My final remarks are about the equalities agenda. I am delighted at the appointment of my hon. Friend the Member for Sheffield, Heeley (Ms Munn) as Deputy Minister for Women and Equality. I hope that the Secretary of State in whose Department she resides will give her complete support in dealing with the difficult job of putting pressure on every Department to take on board equalities and gender equality issues. That is the most difficult part of her job and she will need complete support from Cabinet Ministers to press that agenda. I realise that her job may be even more difficult because she reports to one Secretary of State on gender and another on the overall equalities agenda. That is ironic given that the equalities Bill, which I very much welcome, will bring together equality and human rights, and, at last, put a positive duty on public authorities to promote gender equality. A recent report from the DTI on the income gap between men and women shows how such matters range across Departments—pensions, tax credits, pay and so on; none can be dealt with in isolation. On behalf of my hon. Friend, who will, I know do an excellent job, I appeal to her senior Ministers to back her in putting pressure on other Departments and agencies to promote the equalities agenda.
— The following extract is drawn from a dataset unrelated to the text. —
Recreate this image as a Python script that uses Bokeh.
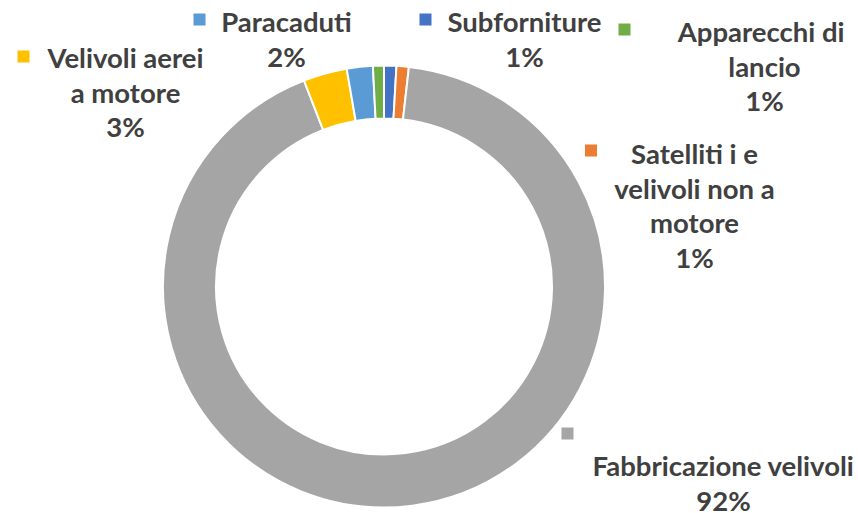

I particularly welcome the work and families Bill on working life and child care. When the Trade and Industry Committee produced its report on employment regulation we quizzed witnesses about flexible working and the application of current provisions. We received a favourable response and I am pleased that that provision will be extended.

Our child care agenda is critical. That is an economic as well as a social issue and it is important that we promote it.

I very much welcome those items in the Queen's Speech and our future programme, and hope that Ministers will do everything they can to help us carry out the difficult agenda before us. I welcome the Queen's Speech and commend it to the House.